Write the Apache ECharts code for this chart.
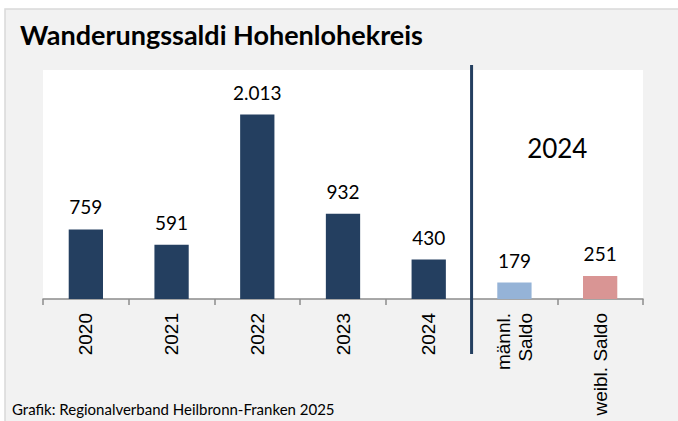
.....
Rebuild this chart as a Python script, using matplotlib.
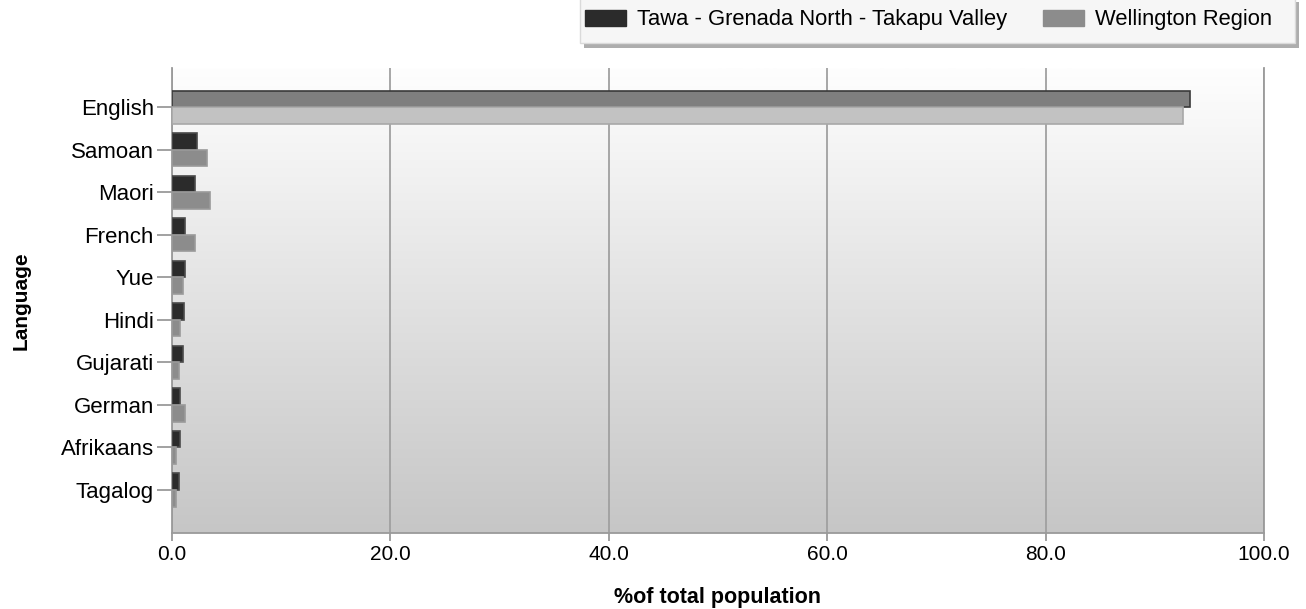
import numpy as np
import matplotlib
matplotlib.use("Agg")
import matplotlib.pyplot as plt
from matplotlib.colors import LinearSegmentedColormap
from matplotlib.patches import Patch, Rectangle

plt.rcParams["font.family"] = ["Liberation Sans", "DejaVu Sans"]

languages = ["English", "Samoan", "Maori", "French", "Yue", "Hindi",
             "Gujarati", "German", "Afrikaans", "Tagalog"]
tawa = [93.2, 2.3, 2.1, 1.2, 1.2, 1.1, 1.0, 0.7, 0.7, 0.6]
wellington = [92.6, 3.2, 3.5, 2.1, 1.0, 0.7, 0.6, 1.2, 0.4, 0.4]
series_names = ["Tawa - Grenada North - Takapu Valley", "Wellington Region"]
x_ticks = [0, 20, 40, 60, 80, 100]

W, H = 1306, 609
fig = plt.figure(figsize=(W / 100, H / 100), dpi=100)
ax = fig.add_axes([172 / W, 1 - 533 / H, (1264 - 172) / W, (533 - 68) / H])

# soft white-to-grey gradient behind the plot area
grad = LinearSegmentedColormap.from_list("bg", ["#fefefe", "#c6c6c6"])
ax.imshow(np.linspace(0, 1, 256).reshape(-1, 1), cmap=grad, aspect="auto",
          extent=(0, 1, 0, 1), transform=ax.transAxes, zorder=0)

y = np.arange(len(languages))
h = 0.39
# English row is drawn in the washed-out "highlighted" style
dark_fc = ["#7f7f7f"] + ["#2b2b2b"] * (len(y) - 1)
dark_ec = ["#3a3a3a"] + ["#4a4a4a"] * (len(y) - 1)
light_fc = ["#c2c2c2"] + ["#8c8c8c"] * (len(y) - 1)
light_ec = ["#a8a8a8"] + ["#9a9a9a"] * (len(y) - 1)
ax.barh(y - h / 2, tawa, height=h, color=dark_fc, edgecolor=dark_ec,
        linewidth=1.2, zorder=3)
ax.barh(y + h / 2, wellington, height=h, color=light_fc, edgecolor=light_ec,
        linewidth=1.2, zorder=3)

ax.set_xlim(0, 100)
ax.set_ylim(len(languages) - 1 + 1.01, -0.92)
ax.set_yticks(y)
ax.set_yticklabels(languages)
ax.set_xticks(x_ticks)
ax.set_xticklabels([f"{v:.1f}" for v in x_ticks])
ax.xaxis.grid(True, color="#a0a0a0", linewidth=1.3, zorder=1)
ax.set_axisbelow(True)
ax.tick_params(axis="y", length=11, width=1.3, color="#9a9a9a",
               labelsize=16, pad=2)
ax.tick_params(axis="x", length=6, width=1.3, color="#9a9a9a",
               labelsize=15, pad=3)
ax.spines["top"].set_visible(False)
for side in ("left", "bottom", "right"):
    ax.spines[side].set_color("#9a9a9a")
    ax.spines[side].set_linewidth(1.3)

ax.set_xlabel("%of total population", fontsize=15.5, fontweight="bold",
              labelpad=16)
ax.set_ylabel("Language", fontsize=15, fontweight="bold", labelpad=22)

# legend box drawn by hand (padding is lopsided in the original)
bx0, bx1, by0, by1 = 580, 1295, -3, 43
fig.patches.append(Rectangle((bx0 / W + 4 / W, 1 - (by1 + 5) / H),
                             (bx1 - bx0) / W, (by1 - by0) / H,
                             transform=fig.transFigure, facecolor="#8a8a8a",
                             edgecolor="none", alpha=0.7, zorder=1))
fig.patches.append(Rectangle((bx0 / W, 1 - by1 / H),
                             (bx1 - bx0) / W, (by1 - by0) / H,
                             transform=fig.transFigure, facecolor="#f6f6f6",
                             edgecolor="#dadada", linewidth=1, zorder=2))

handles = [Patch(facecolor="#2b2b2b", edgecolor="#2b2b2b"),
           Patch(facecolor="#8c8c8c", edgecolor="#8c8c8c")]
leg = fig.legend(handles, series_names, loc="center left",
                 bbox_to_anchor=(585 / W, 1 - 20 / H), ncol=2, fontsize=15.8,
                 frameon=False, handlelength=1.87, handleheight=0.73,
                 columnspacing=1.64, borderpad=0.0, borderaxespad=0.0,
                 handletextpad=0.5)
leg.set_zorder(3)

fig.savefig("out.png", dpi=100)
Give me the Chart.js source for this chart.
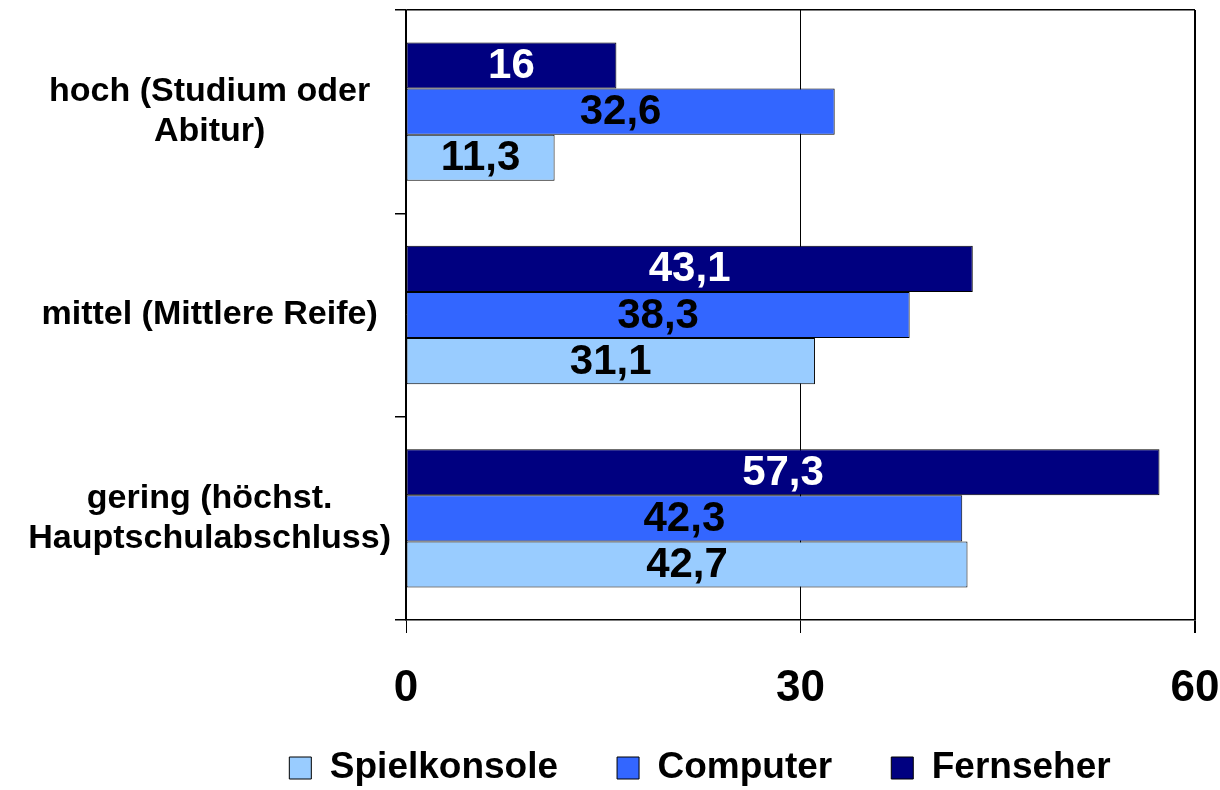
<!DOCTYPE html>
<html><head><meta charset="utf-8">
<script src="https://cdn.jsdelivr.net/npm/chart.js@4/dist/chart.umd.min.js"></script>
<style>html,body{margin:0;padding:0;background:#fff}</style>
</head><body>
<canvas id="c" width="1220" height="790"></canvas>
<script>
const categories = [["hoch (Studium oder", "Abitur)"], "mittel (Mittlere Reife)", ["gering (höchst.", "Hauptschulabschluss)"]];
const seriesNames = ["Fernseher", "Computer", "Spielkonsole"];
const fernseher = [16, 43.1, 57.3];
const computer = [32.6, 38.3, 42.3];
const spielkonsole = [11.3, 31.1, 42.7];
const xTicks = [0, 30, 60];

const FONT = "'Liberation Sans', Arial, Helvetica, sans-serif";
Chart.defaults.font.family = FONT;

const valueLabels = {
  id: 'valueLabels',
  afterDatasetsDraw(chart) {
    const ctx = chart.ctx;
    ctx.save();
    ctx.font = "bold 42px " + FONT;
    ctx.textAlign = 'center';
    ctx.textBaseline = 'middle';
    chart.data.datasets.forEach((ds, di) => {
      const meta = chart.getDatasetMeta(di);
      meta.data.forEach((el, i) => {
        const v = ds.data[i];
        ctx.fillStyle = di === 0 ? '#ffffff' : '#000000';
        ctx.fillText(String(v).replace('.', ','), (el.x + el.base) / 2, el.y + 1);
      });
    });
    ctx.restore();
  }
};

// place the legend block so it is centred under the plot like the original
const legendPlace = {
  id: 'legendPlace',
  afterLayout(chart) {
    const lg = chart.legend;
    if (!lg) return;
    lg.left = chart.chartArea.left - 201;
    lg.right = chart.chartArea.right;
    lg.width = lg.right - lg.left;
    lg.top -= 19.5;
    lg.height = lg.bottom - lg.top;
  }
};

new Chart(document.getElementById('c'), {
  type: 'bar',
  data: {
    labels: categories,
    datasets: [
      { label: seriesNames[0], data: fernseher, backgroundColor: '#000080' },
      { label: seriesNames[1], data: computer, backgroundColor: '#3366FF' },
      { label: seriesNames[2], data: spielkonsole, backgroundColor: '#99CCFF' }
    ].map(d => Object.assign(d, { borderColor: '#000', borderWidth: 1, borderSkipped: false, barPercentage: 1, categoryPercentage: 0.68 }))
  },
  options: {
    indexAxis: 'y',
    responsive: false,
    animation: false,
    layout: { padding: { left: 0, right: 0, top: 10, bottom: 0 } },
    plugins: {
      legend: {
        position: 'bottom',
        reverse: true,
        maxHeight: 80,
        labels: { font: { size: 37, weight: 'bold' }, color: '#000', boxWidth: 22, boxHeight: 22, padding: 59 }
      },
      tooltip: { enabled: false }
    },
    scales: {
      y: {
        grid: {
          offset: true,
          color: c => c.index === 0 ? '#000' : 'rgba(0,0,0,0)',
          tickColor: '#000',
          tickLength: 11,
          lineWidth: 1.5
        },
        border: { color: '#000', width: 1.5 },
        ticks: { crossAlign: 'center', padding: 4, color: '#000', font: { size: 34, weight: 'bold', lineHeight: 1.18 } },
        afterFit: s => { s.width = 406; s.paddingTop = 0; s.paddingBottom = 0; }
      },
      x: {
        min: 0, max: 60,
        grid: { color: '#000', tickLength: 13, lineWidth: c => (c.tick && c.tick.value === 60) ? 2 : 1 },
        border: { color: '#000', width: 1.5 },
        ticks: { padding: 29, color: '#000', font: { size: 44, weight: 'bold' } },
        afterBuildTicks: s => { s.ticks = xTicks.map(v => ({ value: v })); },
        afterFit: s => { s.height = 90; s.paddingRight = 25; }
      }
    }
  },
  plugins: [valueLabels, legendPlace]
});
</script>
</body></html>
.....
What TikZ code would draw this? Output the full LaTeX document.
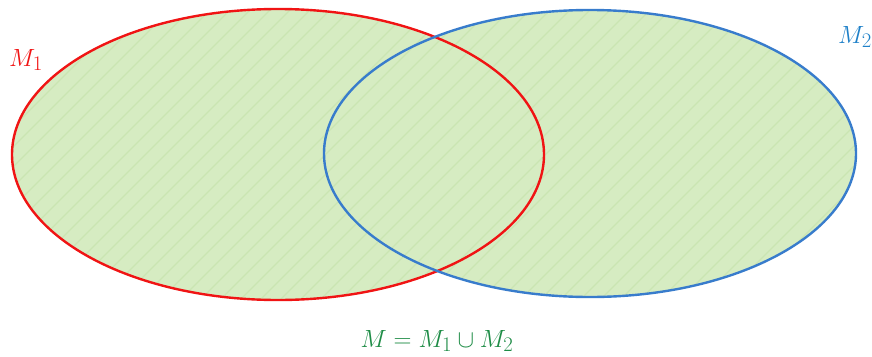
.....
> **Given instruction**
Working from the entries above, reproduce exactly and only the lines beginning with the line that has "Give me the Chart.js source for this chart." and ending with the line that has "Chart.defaults.font.family = FONT;"; omit all pictures.

> **Final result**
Give me the Chart.js source for this chart.
<!DOCTYPE html>
<html><head><meta charset="utf-8">
<script src="https://cdn.jsdelivr.net/npm/chart.js@4/dist/chart.umd.min.js"></script>
<style>html,body{margin:0;padding:0;background:#fff}</style>
</head><body>
<canvas id="c" width="1220" height="790"></canvas>
<script>
const categories = [["hoch (Studium oder", "Abitur)"], "mittel (Mittlere Reife)", ["gering (höchst.", "Hauptschulabschluss)"]];
const seriesNames = ["Fernseher", "Computer", "Spielkonsole"];
const fernseher = [16, 43.1, 57.3];
const computer = [32.6, 38.3, 42.3];
const spielkonsole = [11.3, 31.1, 42.7];
const xTicks = [0, 30, 60];

const FONT = "'Liberation Sans', Arial, Helvetica, sans-serif";
Chart.defaults.font.family = FONT;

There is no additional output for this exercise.